# Refraction of Light by Water

When a light beam strikes a plane interface between two media having different optical properties part of it is reflected and part is transmitted. The transmitted beam is refracted, or bent away from the direction of the incident beam. To explain this phenomenon one must resort to the wave theory of light, wherein light is an electromagnetic disturbance consisting of mutually perpendicular oscillating electric and magnetic fields, both of which are perpendicular to the direction of propagation. The theory predicts that the incident, reflected, and refracted beams, as well as the normal to the interface, are all coplanar. In which direction do the wavefronts travel in the water? In the figure, point A lies at the intersection of a line of incident wave crests and the surface of the water. It must also lie on a line of refracted wave crests. Otherwise, the electrons at A would be required to simultaneously perform two different kinds of oscillations, which, of course, they do not. Lines of crests must therefore be continuous at the surface of the water.

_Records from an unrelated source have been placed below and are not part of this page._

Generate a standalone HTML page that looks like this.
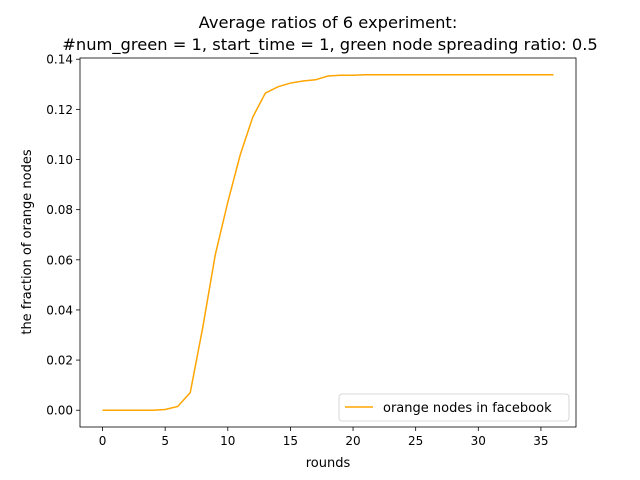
<!DOCTYPE html>
<html><head><meta charset="utf-8"><style>body{margin:0;background:#fff}svg{display:block;font-family:"DejaVu Sans","Liberation Sans",sans-serif}</style></head>
<body>
<svg id="chart" width="640" height="480" xmlns="http://www.w3.org/2000/svg">
<rect width="640" height="480" fill="#fff"/>
<text x="328" y="28" text-anchor="middle" font-size="16.3">Average ratios of 6 experiment:</text>
<text x="330" y="50" text-anchor="middle" font-size="16.3">#num_green = 1, start_time = 1, green node spreading ratio: 0.5</text>
<g id="ticks"></g>
<path id="line" fill="none" stroke="#ffa500" stroke-width="1.5"/>
<rect x="80" y="58" width="496" height="369" fill="none" stroke="#000" stroke-width="0.8"/>
<text x="328" y="467" text-anchor="middle" font-size="13">rounds</text>
<text transform="translate(31,242) rotate(-90)" text-anchor="middle" font-size="13">the fraction of orange nodes</text>
<g>
<rect x="339" y="394" width="230" height="27" rx="3" fill="#fff" stroke="#ccc" stroke-width="0.8"/>
<line x1="345" y1="407" x2="373" y2="407" stroke="#ffa500" stroke-width="1.5"/>
<text x="383" y="412" font-size="13">orange nodes in facebook</text>
</g>
</svg>
<script>
const rounds=[];for(let i=0;i<=36;i++)rounds.push(i);
const fractions=[0,0,0,0,0,0.0003,0.0015,0.007,0.033,0.062,0.083,0.102,0.117,0.1265,0.129,0.1305,0.1313,0.1318,0.1333,0.1336,0.1336,0.1338,0.1338,0.1338,0.1338,0.1338,0.1338,0.1338,0.1338,0.1338,0.1338,0.1338,0.1338,0.1338,0.1338,0.1338,0.1338];
const xTicks=[0,5,10,15,20,25,30,35];
const yTicks=[0,0.02,0.04,0.06,0.08,0.10,0.12,0.14];
const L=80,R=576,T=58,B=427;
const xmin=0,xmax=36,ymin=0,ymax=Math.max(...fractions);
const xs=v=>L+(v-xmin+0.05*(xmax-xmin))/(1.1*(xmax-xmin))*(R-L);
const ys=v=>B-(v-ymin+0.05*(ymax-ymin))/(1.1*(ymax-ymin))*(B-T);
const NS="http://www.w3.org/2000/svg";
const g=document.getElementById('ticks');
function mk(t,a){const e=document.createElementNS(NS,t);for(const k in a)e.setAttribute(k,a[k]);return e;}
xTicks.forEach(v=>{const x=xs(v);
const l=mk('line',{x1:x,x2:x,y1:B,y2:B+4,stroke:'#000','stroke-width':0.8});

g.appendChild(l);
const t=mk('text',{x:x,y:B+18,'text-anchor':'middle','font-size':12});t.textContent=v;

g.appendChild(t);});
yTicks.forEach(v=>{const y=ys(v);
const l=mk('line',{x1:L-4,x2:L,y1:y,y2:y,stroke:'#000','stroke-width':0.8});

g.appendChild(l);
const t=mk('text',{x:L-7,y:y+4.5,'text-anchor':'end','font-size':12});t.textContent=v.toFixed(2);

g.appendChild(t);});
document.getElementById('line').setAttribute('d',fractions.map((v,i)=>(i?'L':'M')+xs(rounds[i])+','+ys(v)).join(''));
</script>
</body></html>
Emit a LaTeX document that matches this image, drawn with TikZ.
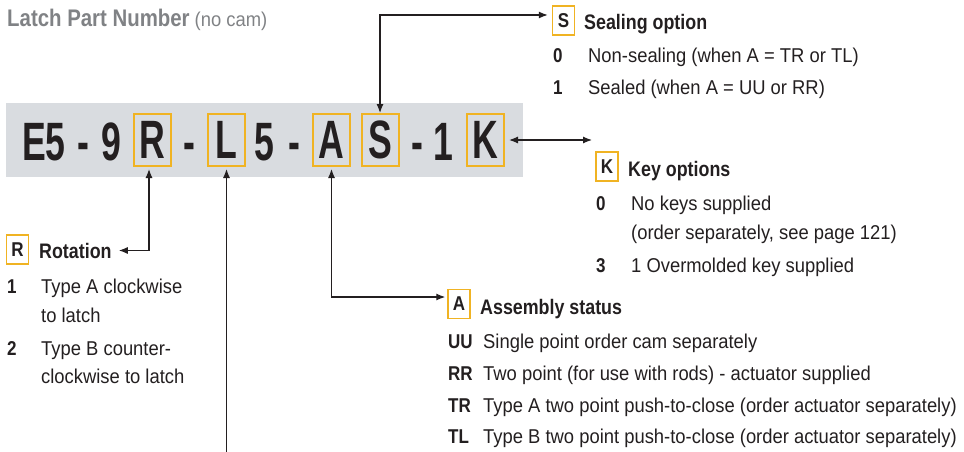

Accordingly, as the wavefront in air advances by one wavelength v(a)T (speed times period) and the intersection point A moves to point O, the corresponding wavefront in water must also move one wavelength v(w)T in a manner that maintains a match of wave crests at points A and O, as shown.

sin(i) = v(a)T / AO

sin(r) = v(w)T / BO

sin(i)/v(a) = sin(r)/v(w)

n(a)sin(i) = n(w)sin(r)

sin(r) = 0.75*sin(i)